The following example shows a 10% stratified sampling, with the target variable BAD
used by the HPSAMPLE procedure as a stratum:
proc hpsample data=Sampsio.Hmeq out=Smp samppct=10 seed=1234 partition; var loan derog mortdue value yoj delinq clage ninq clno debtinc; class bad reason job; target bad; run; proc print data=Smp;run;
The input data set Sampsio.Hmeq
includes information about 5,960 fictitious mortgages. Each observation represents an applicant for a home equity loan, and
all applicants have an existing mortgage. The SAMPPCT=10 option requests that 10% of the input data be sampled. The SEED option
specifies that the random seed to use in the sampling process is 1234. The PARTITION option specifies that the output data
set, Smp, include an indicator that shows whether each observation is selected for the sample (1) or not (0). The VAR statement
specifies 10 numeric input variables, and the CLASS statement specifies 3 classification input variables. All these variables
are included in the output sample. The binary TARGET variable BAD
indicates whether an applicant eventually defaulted or was ever seriously delinquent.
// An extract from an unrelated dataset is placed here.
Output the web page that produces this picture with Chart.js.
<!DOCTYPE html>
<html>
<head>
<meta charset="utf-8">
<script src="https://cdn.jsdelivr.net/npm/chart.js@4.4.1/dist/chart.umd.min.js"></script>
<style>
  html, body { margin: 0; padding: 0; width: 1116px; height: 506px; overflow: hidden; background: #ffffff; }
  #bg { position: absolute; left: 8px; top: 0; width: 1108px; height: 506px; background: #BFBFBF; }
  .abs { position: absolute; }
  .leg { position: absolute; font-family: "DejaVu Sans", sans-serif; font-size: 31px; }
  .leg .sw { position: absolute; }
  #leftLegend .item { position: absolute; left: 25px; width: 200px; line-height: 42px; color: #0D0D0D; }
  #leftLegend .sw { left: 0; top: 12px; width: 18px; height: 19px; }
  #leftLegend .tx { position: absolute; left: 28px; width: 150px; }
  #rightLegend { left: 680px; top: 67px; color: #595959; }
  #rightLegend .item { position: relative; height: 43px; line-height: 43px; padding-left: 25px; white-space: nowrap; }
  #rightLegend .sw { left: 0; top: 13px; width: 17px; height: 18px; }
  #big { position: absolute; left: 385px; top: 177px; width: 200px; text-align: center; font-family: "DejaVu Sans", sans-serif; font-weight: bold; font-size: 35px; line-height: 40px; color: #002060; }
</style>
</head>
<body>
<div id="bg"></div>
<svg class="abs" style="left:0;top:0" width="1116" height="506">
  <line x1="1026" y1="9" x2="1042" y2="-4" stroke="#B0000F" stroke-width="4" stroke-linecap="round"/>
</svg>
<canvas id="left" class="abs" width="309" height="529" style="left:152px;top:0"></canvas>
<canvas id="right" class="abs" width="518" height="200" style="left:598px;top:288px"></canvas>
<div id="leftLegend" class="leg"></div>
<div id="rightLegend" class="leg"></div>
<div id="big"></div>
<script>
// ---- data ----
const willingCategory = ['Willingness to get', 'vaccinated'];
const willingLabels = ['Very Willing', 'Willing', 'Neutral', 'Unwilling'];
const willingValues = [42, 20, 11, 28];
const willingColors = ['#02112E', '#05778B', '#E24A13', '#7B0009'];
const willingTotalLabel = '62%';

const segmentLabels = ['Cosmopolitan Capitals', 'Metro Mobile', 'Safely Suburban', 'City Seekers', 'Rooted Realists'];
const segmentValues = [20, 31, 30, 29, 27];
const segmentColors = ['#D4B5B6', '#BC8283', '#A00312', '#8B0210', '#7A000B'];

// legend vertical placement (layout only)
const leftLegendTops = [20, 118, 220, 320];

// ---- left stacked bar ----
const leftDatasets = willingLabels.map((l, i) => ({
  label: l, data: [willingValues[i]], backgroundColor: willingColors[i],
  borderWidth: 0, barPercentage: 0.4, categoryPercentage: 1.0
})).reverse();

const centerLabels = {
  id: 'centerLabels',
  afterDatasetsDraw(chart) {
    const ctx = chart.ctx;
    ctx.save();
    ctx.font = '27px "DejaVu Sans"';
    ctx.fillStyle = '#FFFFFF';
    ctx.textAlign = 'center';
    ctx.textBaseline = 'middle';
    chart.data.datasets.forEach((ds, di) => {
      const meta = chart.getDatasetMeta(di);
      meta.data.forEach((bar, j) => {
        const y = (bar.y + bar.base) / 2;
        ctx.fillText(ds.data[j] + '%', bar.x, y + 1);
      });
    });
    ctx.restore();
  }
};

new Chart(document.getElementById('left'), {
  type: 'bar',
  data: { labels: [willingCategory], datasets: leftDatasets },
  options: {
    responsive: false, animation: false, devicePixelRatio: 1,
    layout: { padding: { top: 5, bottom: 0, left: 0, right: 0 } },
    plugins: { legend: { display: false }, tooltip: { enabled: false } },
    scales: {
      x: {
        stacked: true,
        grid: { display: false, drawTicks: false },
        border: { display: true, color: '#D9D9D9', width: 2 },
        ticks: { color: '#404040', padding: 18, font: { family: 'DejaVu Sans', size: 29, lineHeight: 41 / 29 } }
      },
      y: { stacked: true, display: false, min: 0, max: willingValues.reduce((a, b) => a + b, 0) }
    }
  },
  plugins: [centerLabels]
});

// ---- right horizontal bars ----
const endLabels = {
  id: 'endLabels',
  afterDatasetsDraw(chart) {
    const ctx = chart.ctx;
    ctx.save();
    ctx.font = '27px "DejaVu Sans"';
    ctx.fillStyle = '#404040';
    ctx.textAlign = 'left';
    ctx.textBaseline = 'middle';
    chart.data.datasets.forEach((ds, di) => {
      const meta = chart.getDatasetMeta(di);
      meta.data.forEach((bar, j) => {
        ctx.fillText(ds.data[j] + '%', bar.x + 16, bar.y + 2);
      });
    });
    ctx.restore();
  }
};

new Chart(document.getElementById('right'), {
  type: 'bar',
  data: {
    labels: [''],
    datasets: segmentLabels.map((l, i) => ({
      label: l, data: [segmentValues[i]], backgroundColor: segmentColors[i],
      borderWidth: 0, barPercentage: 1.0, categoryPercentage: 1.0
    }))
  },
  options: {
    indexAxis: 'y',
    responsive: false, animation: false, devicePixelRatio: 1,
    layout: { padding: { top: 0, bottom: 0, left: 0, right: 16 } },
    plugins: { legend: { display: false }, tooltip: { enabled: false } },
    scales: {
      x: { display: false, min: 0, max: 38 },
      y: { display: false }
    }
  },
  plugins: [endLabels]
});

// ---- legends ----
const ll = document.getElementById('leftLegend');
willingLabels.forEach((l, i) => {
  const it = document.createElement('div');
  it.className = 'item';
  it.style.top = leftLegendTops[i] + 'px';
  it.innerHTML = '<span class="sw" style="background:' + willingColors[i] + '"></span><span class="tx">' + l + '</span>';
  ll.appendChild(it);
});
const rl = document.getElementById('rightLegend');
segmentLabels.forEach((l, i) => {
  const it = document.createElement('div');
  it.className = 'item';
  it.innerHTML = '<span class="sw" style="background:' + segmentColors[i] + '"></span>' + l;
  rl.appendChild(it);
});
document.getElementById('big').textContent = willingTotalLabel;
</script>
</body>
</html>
The displayed output contains a performance
table (Figure 8.1) that shows the performance environment information and a frequency table (Figure 8.2) that shows the frequency of observations in each level of BAD
.
Figure 8.1: Performance Information
Performance Information | |
---|---|
Execution Mode | Single-Machine |
Number of Threads | 1 |
Figure 8.2: Frequency Table
Stratified Sampling Frequency Table | ||
---|---|---|
Target Level | Number of Obs | Number of Sample |
0 | 4771 | 478 |
1 | 1189 | 118 |